● Short exercise: Images appear in the records below; leave them out and repeat everything else exactly.

● Records with drawing code:
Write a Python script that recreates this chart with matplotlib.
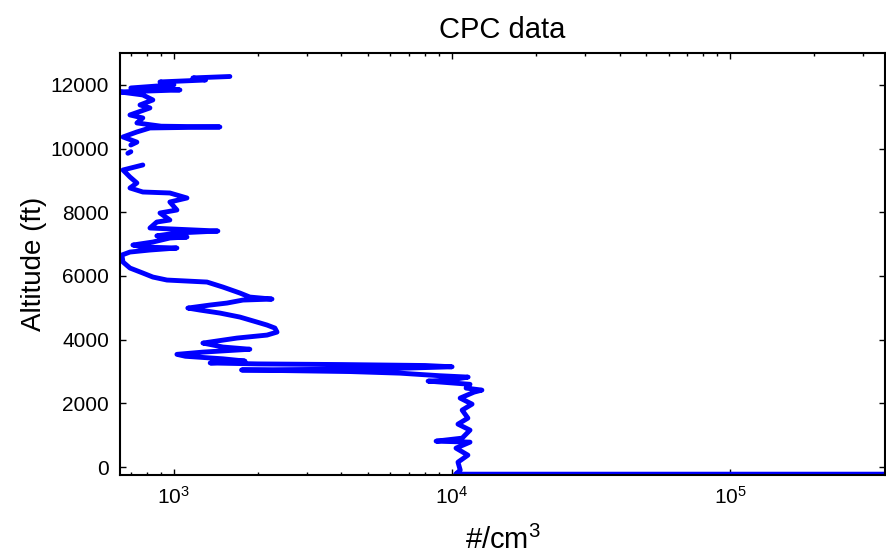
import numpy as np
import matplotlib
matplotlib.use('Agg')
import matplotlib.pyplot as plt

plt.rcParams['font.family'] = ['Liberation Sans', 'DejaVu Sans']
plt.rcParams['mathtext.default'] = 'regular'

# CPC concentration (#/cm3) against altitude (ft), read from the profile
# nan breaks the line where the data has gaps
conc = [400000, 10300, 10700, 10500, 11400, 10330, 11600, 8760, 10870, 11600,
        10500, 11400, 10870, 11800, 10690, 12000, 12800, 11230, 11600, 8200,
        9800, 11420, 9000, 6500, 4300, 2500, 1750, 3500, 7000, 10000,
        8000, 4000, 2000, 1350, 1800, 1500, 1100, 1025, 1270, 1875,
        1500, 1350, 1271, 1685, 2162, 2348, 2307, 2162, 1989, 1727,
        1463, 1240, 1122, 1347, 1552, 1770, 2252, 1875, 1727, 1500,
        1315, 944, 840, 773, 695, 656, 650, 695, 820, 1025,
        773, 712, 840, 967, 1114, 868, 1025, 1439, 820, 868,
        967, 891, 1025, 967, 1114, 967, 773, 695, 736, 695,
        656, 773, np.nan, 683, 700, np.nan, 700, 736, 656, 736,
        820, 1463, 900, 736, 773, 695, 820, 755, 840, 773,
        640, 1051, 700, 1000, 891, 1300, 1170, 1589]
alt = [-220, -220, -94, 157, 377, 597, 785, 816, 911, 1162,
       1350, 1539, 1790, 1978, 2167, 2355, 2418, 2481, 2600, 2700,
       2732, 2826, 2870, 2950, 3000, 3030, 3050, 3070, 3110, 3150,
       3190, 3220, 3240, 3270, 3330, 3400, 3480, 3540, 3610, 3700,
       3770, 3850, 3894, 4051, 4145, 4239, 4365, 4459, 4553, 4710,
       4836, 4930, 4993, 5087, 5150, 5244, 5275, 5338, 5464, 5652,
       5809, 5872, 5966, 6092, 6249, 6437, 6657, 6751, 6814, 6877,
       6908, 6971, 7065, 7191, 7222, 7260, 7348, 7410, 7505, 7693,
       7756, 7976, 8070, 8321, 8447, 8604, 8635, 8761, 8918, 9106,
       9326, 9483, np.nan, 9850, 9900, np.nan, 10110, 10200, 10362, 10519,
       10645, 10676, 10700, 10802, 10959, 11053, 11273, 11367, 11524, 11681,
       11775, 11838, 11900, 12000, 12089, 12150, 12215, 12260]

y_ticks = [0, 2000, 4000, 6000, 8000, 10000, 12000]

fig = plt.figure(figsize=(8.87, 5.57), dpi=100)
ax = fig.add_axes([0.1353, 0.147, 0.8624, 0.758])

ax.plot(conc, alt, color='#0000ff', linewidth=3.5, solid_capstyle='round')

ax.set_xscale('log')
ax.set_xlim(640, 3.6e5)
ax.set_ylim(-250, 13000)
ax.set_yticks(y_ticks)

ax.tick_params(which='both', direction='in', top=True, right=True, labelsize=15, pad=8)
ax.tick_params(which='major', length=4, width=1)
ax.tick_params(which='minor', length=2.5, width=1)
for s in ax.spines.values():
    s.set_linewidth(1.5)

ax.set_title('CPC data', fontsize=21, pad=11)
ax.set_xlabel('#/cm$^3$', fontsize=21, labelpad=13)
ax.set_ylabel('Altitude (ft)', fontsize=20, labelpad=2)

fig.savefig('out.png', dpi=100)
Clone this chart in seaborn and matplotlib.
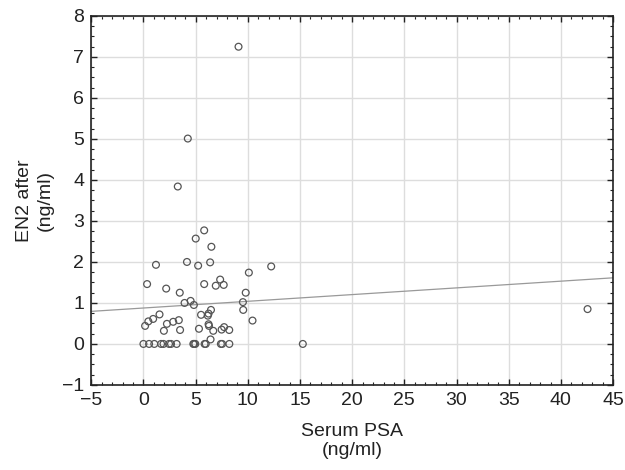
import numpy as np
import pandas as pd
import matplotlib
matplotlib.use("Agg")
import matplotlib.pyplot as plt
from matplotlib.ticker import MultipleLocator
import seaborn as sns

# serum PSA (ng/ml) and EN2 after (ng/ml)
psa = [0.0, 0.54, 1.04, 1.69, 1.92, 2.45, 2.64, 3.18, 4.78, 4.86, 4.97, 5.86,
       5.97, 7.42, 7.54, 8.23, 15.27,
       9.11, 4.25, 3.29, 5.82, 5.01, 6.51, 1.20, 4.17, 5.24, 6.39, 12.24, 10.10,
       7.35, 0.35, 5.82, 6.93, 7.69, 2.18, 3.48, 9.80, 4.52, 3.94, 4.83, 9.53,
       9.56, 6.47, 6.24, 5.52, 6.17, 1.54, 0.93, 0.47, 0.16, 2.25, 2.85, 3.39,
       1.96, 3.51, 6.24, 6.28, 5.32, 6.69, 7.49, 7.73, 8.22, 10.45, 6.43, 42.55]
en2 = [0, 0, 0, 0, 0, 0, 0, 0, 0, 0, 0, 0,
       0, 0, 0, 0, 0,
       7.25, 5.01, 3.84, 2.77, 2.57, 2.37, 1.93, 2.00, 1.91, 1.99, 1.89, 1.74,
       1.57, 1.46, 1.46, 1.42, 1.44, 1.35, 1.25, 1.25, 1.05, 1.00, 0.95, 1.02,
       0.83, 0.83, 0.74, 0.71, 0.69, 0.72, 0.61, 0.55, 0.44, 0.49, 0.54, 0.58,
       0.32, 0.34, 0.48, 0.44, 0.37, 0.32, 0.35, 0.41, 0.34, 0.57, 0.11, 0.85]

df = pd.DataFrame({"psa": psa, "en2": en2})

sns.set_style("whitegrid")
plt.rcParams['font.family'] = ['Liberation Sans', 'DejaVu Sans']

fig = plt.figure(figsize=(6.25, 4.7), dpi=100)
ax = fig.add_axes([0.146, 0.181, 0.835, 0.785])

# limits first so the fitted line spans the whole axis
ax.set_xlim(-5, 45)
ax.set_ylim(-1, 8)

sns.regplot(data=df, x="psa", y="en2", scatter=False, ci=None, truncate=False,
            line_kws={"color": "#999999", "lw": 0.9}, ax=ax)
sns.scatterplot(data=df, x="psa", y="en2", marker="o", s=24,
                facecolor="none", edgecolor="#555555", linewidth=0.9, ax=ax, zorder=3)

ax.set_xlim(-5, 45)
ax.set_ylim(-1, 8)
ax.xaxis.set_major_locator(MultipleLocator(5))
ax.xaxis.set_minor_locator(MultipleLocator(1))
ax.yaxis.set_major_locator(MultipleLocator(1))
ax.yaxis.set_minor_locator(MultipleLocator(0.25))
ax.grid(True, which="major", color="#dddddd", lw=1.0)
ax.grid(False, which="minor")
for sp in ax.spines.values():
    sp.set_color("#222222")
    sp.set_linewidth(1.2)
ax.tick_params(which="both", direction="in", top=True, right=True,
               bottom=True, left=True, color="#222222")
ax.tick_params(which="major", length=4, width=1.0, labelsize=14, pad=5,
               labelcolor="#222222")
ax.tick_params(which="minor", length=2.5, width=0.8)

ax.set_xlabel("Serum PSA\n(ng/ml)", fontsize=14, color="#222222", labelpad=10,
              linespacing=1.15)
ax.set_ylabel("EN2 after\n(ng/ml)", fontsize=14, color="#222222", labelpad=6,
              linespacing=1.3)

fig.savefig("out.png", dpi=100)
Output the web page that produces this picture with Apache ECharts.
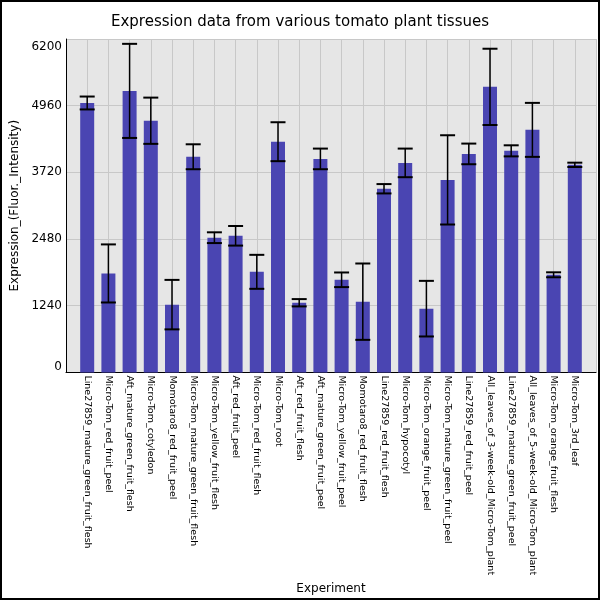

● Correct result:
Write a Python script that recreates this chart with matplotlib.
import numpy as np
import matplotlib
matplotlib.use('Agg')
import matplotlib.pyplot as plt

plt.rcParams['font.family'] = ['Liberation Sans', 'DejaVu Sans']
plt.rcParams['mathtext.default'] = 'regular'

# CPC concentration (#/cm3) against altitude (ft), read from the profile
# nan breaks the line where the data has gaps
conc = [400000, 10300, 10700, 10500, 11400, 10330, 11600, 8760, 10870, 11600,
        10500, 11400, 10870, 11800, 10690, 12000, 12800, 11230, 11600, 8200,
        9800, 11420, 9000, 6500, 4300, 2500, 1750, 3500, 7000, 10000,
        8000, 4000, 2000, 1350, 1800, 1500, 1100, 1025, 1270, 1875,
        1500, 1350, 1271, 1685, 2162, 2348, 2307, 2162, 1989, 1727,
        1463, 1240, 1122, 1347, 1552, 1770, 2252, 1875, 1727, 1500,
        1315, 944, 840, 773, 695, 656, 650, 695, 820, 1025,
        773, 712, 840, 967, 1114, 868, 1025, 1439, 820, 868,
        967, 891, 1025, 967, 1114, 967, 773, 695, 736, 695,
        656, 773, np.nan, 683, 700, np.nan, 700, 736, 656, 736,
        820, 1463, 900, 736, 773, 695, 820, 755, 840, 773,
        640, 1051, 700, 1000, 891, 1300, 1170, 1589]
alt = [-220, -220, -94, 157, 377, 597, 785, 816, 911, 1162,
       1350, 1539, 1790, 1978, 2167, 2355, 2418, 2481, 2600, 2700,
       2732, 2826, 2870, 2950, 3000, 3030, 3050, 3070, 3110, 3150,
       3190, 3220, 3240, 3270, 3330, 3400, 3480, 3540, 3610, 3700,
       3770, 3850, 3894, 4051, 4145, 4239, 4365, 4459, 4553, 4710,
       4836, 4930, 4993, 5087, 5150, 5244, 5275, 5338, 5464, 5652,
       5809, 5872, 5966, 6092, 6249, 6437, 6657, 6751, 6814, 6877,
       6908, 6971, 7065, 7191, 7222, 7260, 7348, 7410, 7505, 7693,
       7756, 7976, 8070, 8321, 8447, 8604, 8635, 8761, 8918, 9106,
       9326, 9483, np.nan, 9850, 9900, np.nan, 10110, 10200, 10362, 10519,
       10645, 10676, 10700, 10802, 10959, 11053, 11273, 11367, 11524, 11681,
       11775, 11838, 11900, 12000, 12089, 12150, 12215, 12260]

y_ticks = [0, 2000, 4000, 6000, 8000, 10000, 12000]

fig = plt.figure(figsize=(8.87, 5.57), dpi=100)
ax = fig.add_axes([0.1353, 0.147, 0.8624, 0.758])

ax.plot(conc, alt, color='#0000ff', linewidth=3.5, solid_capstyle='round')

ax.set_xscale('log')
ax.set_xlim(640, 3.6e5)
ax.set_ylim(-250, 13000)
ax.set_yticks(y_ticks)

ax.tick_params(which='both', direction='in', top=True, right=True, labelsize=15, pad=8)
ax.tick_params(which='major', length=4, width=1)
ax.tick_params(which='minor', length=2.5, width=1)
for s in ax.spines.values():
    s.set_linewidth(1.5)

ax.set_title('CPC data', fontsize=21, pad=11)
ax.set_xlabel('#/cm$^3$', fontsize=21, labelpad=13)
ax.set_ylabel('Altitude (ft)', fontsize=20, labelpad=2)

fig.savefig('out.png', dpi=100)
Clone this chart in seaborn and matplotlib.
import numpy as np
import pandas as pd
import matplotlib
matplotlib.use("Agg")
import matplotlib.pyplot as plt
from matplotlib.ticker import MultipleLocator
import seaborn as sns

# serum PSA (ng/ml) and EN2 after (ng/ml)
psa = [0.0, 0.54, 1.04, 1.69, 1.92, 2.45, 2.64, 3.18, 4.78, 4.86, 4.97, 5.86,
       5.97, 7.42, 7.54, 8.23, 15.27,
       9.11, 4.25, 3.29, 5.82, 5.01, 6.51, 1.20, 4.17, 5.24, 6.39, 12.24, 10.10,
       7.35, 0.35, 5.82, 6.93, 7.69, 2.18, 3.48, 9.80, 4.52, 3.94, 4.83, 9.53,
       9.56, 6.47, 6.24, 5.52, 6.17, 1.54, 0.93, 0.47, 0.16, 2.25, 2.85, 3.39,
       1.96, 3.51, 6.24, 6.28, 5.32, 6.69, 7.49, 7.73, 8.22, 10.45, 6.43, 42.55]
en2 = [0, 0, 0, 0, 0, 0, 0, 0, 0, 0, 0, 0,
       0, 0, 0, 0, 0,
       7.25, 5.01, 3.84, 2.77, 2.57, 2.37, 1.93, 2.00, 1.91, 1.99, 1.89, 1.74,
       1.57, 1.46, 1.46, 1.42, 1.44, 1.35, 1.25, 1.25, 1.05, 1.00, 0.95, 1.02,
       0.83, 0.83, 0.74, 0.71, 0.69, 0.72, 0.61, 0.55, 0.44, 0.49, 0.54, 0.58,
       0.32, 0.34, 0.48, 0.44, 0.37, 0.32, 0.35, 0.41, 0.34, 0.57, 0.11, 0.85]

df = pd.DataFrame({"psa": psa, "en2": en2})

sns.set_style("whitegrid")
plt.rcParams['font.family'] = ['Liberation Sans', 'DejaVu Sans']

fig = plt.figure(figsize=(6.25, 4.7), dpi=100)
ax = fig.add_axes([0.146, 0.181, 0.835, 0.785])

# limits first so the fitted line spans the whole axis
ax.set_xlim(-5, 45)
ax.set_ylim(-1, 8)

sns.regplot(data=df, x="psa", y="en2", scatter=False, ci=None, truncate=False,
            line_kws={"color": "#999999", "lw": 0.9}, ax=ax)
sns.scatterplot(data=df, x="psa", y="en2", marker="o", s=24,
                facecolor="none", edgecolor="#555555", linewidth=0.9, ax=ax, zorder=3)

ax.set_xlim(-5, 45)
ax.set_ylim(-1, 8)
ax.xaxis.set_major_locator(MultipleLocator(5))
ax.xaxis.set_minor_locator(MultipleLocator(1))
ax.yaxis.set_major_locator(MultipleLocator(1))
ax.yaxis.set_minor_locator(MultipleLocator(0.25))
ax.grid(True, which="major", color="#dddddd", lw=1.0)
ax.grid(False, which="minor")
for sp in ax.spines.values():
    sp.set_color("#222222")
    sp.set_linewidth(1.2)
ax.tick_params(which="both", direction="in", top=True, right=True,
               bottom=True, left=True, color="#222222")
ax.tick_params(which="major", length=4, width=1.0, labelsize=14, pad=5,
               labelcolor="#222222")
ax.tick_params(which="minor", length=2.5, width=0.8)

ax.set_xlabel("Serum PSA\n(ng/ml)", fontsize=14, color="#222222", labelpad=10,
              linespacing=1.15)
ax.set_ylabel("EN2 after\n(ng/ml)", fontsize=14, color="#222222", labelpad=6,
              linespacing=1.3)

fig.savefig("out.png", dpi=100)
Output the web page that produces this picture with Apache ECharts.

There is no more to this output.